At first a goofy group with little musical talent, The Monkees matured into a solid band with hit singles including “Pleasant Valley Sunday,” “I’m a Believer” and “Last Train to Clarksville.” The group also appeared in the psychedelic 1968 film Head, co-written by Jack Nicholson. The Monkees broke up in 1970, but reunited for tours over the next four decades.
Davy Jones also toured briefly with his own band, Toast, and remained a minor pop culture figure until his sudden death in 2012.
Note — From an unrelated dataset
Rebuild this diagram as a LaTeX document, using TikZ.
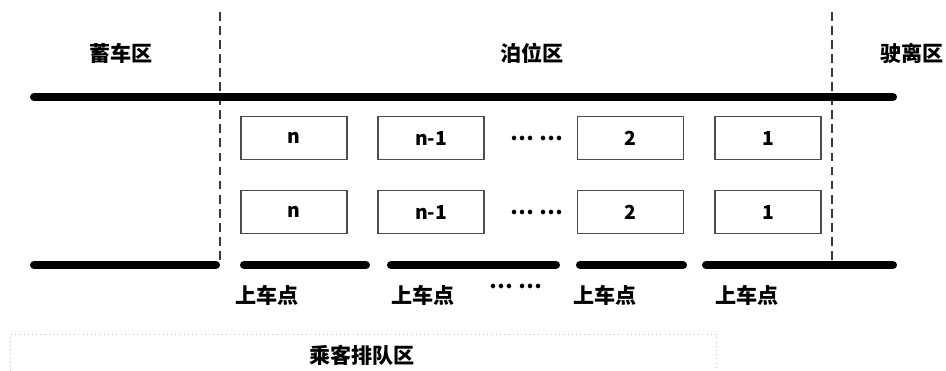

Davy Jones was married three times: to American Linda Haines (from 1968 until their divorce in 1975), to English singer Anita Pollinger (from 1981 until their divorce in 1996) and to Jessica Pacheco (from 2009 until his death). He had two daughters with Haines — Talia (b. 1968) and Sarah Lee (b. 1971) — and two daughters with Pollinger: Jessica (b. 1981) and Annabel (b. 1988)… Davy Jones made a memorable appearance as himself on The Brady Bunch in the episode “Getting Davy Jones” in the show’s third season… The Artful Dodger was played by Jack Wild in the 1967 motion picture version of Oliver!